32-bit applications can access the native system directory by substituting %windir%\Sysnative for %windir%\System32. WOW64 recognizes Sysnative as a special alias used to indicate that the file system should not redirect the access. This mechanism is flexible and easy to use, therefore, it is the recommended mechanism to bypass file system redirection. Note that 64-bit applications cannot use the Sysnative alias as it is a virtual directory not a real one.

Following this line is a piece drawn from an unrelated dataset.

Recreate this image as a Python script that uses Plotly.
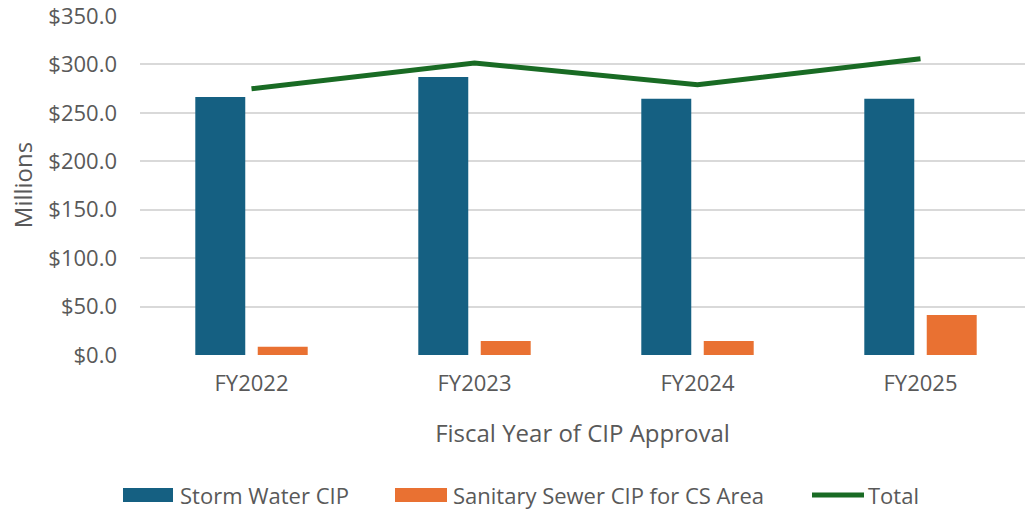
import plotly.graph_objects as go

categories = ["FY2022", "FY2023", "FY2024", "FY2025"]
storm_water = [266.4, 287.0, 264.5, 264.5]
sanitary_sewer = [8.5, 14.5, 14.5, 41.3]
total = [s + t for s, t in zip(storm_water, sanitary_sewer)]
y_ticks = [0, 50, 100, 150, 200, 250, 300, 350]
y_tick_labels = ["$%.1f" % v for v in y_ticks]

C_STORM = "#156082"
C_SEWER = "#E97132"
C_TOTAL = "#196B24"
C_TEXT = "#595959"
C_GRID = "#D9D9D9"
FONT = "Open Sans"

W, H = 1025, 509
ML, MR, MT, MB = 140, 0, 15, 154
PW, PH = W - ML - MR, H - MT - MB
CAT = 223.0  # px per category

fig = go.Figure()
fig.add_trace(go.Bar(x=categories, y=storm_water, name="Storm Water CIP",
                     marker=dict(color=C_STORM, line=dict(width=0))))
fig.add_trace(go.Bar(x=categories, y=sanitary_sewer, name="Sanitary Sewer CIP for CS Area",
                     marker=dict(color=C_SEWER, line=dict(width=0))))
fig.add_trace(go.Scatter(x=categories, y=total, name="Total", mode="lines",
                         line=dict(color=C_TOTAL, width=5)))

def px_x(p):
    return (p - ML) / PW

def px_y(p):
    return (H - MB - p) / PH

shapes = []
annotations = []
legend_y = 495
shapes.append(dict(type="rect", xref="paper", yref="paper",
                   x0=px_x(123), x1=px_x(173), y0=px_y(502), y1=px_y(488),
                   fillcolor=C_STORM, line=dict(width=0)))
shapes.append(dict(type="rect", xref="paper", yref="paper",
                   x0=px_x(395), x1=px_x(447), y0=px_y(502), y1=px_y(488),
                   fillcolor=C_SEWER, line=dict(width=0)))
shapes.append(dict(type="line", xref="paper", yref="paper",
                   x0=px_x(812), x1=px_x(864), y0=px_y(legend_y), y1=px_y(legend_y),
                   line=dict(color=C_TOTAL, width=5)))
for x, txt in [(178, "Storm Water CIP"), (451, "Sanitary Sewer CIP for CS Area"), (866, "Total")]:
    annotations.append(dict(xref="paper", yref="paper", x=px_x(x), y=px_y(legend_y),
                            text=txt, showarrow=False, xanchor="left", yanchor="middle",
                            font=dict(family=FONT, size=22, color=C_TEXT)))

fig.update_layout(
    width=W, height=H,
    margin=dict(l=ML, r=MR, t=MT, b=MB, pad=0),
    paper_bgcolor="white", plot_bgcolor="white",
    barmode="group", bargap=0.44, bargroupgap=0.2,
    showlegend=False,
    font=dict(family=FONT, size=22, color=C_TEXT),
    shapes=shapes, annotations=annotations,
    xaxis=dict(range=[-0.5, -0.5 + PW / CAT], showgrid=False, zeroline=False,
               showline=False, ticks="", ticklabelstandoff=13,
               tickfont=dict(family=FONT, size=22, color=C_TEXT),
               title=dict(text="Fiscal Year of CIP Approval", standoff=29,
                          font=dict(family=FONT, size=24, color=C_TEXT))),
    yaxis=dict(range=[0, 351], tickvals=y_ticks, ticktext=y_tick_labels,
               showgrid=True, gridcolor=C_GRID, gridwidth=2, zeroline=False,
               showline=False, ticks="", ticklabelstandoff=22,
               ticklabeloverflow="allow",
               tickfont=dict(family=FONT, size=22, color=C_TEXT),
               title=dict(text="Millions", standoff=8,
                          font=dict(family=FONT, size=24, color=C_TEXT))),
)
fig.write_html("out.html", config={"displayModeBar": False},
               post_script="document.body.style.margin='0';document.body.style.overflow='hidden';")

http://msdn.microsoft.com/en-us/library/aa384187%28v=vs.85%29.aspx



might help if you told us what it is you were actually wanting to do

KarameaDave
28-12-2011, 10:51 AM
I'd be reinstalling my Operating System on a formatted HDD myself.

azureimage
09-01-2012, 04:01 PM
You wil think its crazy but i hav been told this is s sophisticated hijack with possible military or government applications.makes u afraid to go online.hope the cia or pentagon or worse dont come calling hehe.thanks all for tryin to help azure xxx

fred_fish
09-01-2012, 04:07 PM
Yes, the tracker they have planted in your arse only has a short range, so they need the malware on your PC to relay it's temperature readings back to Langley.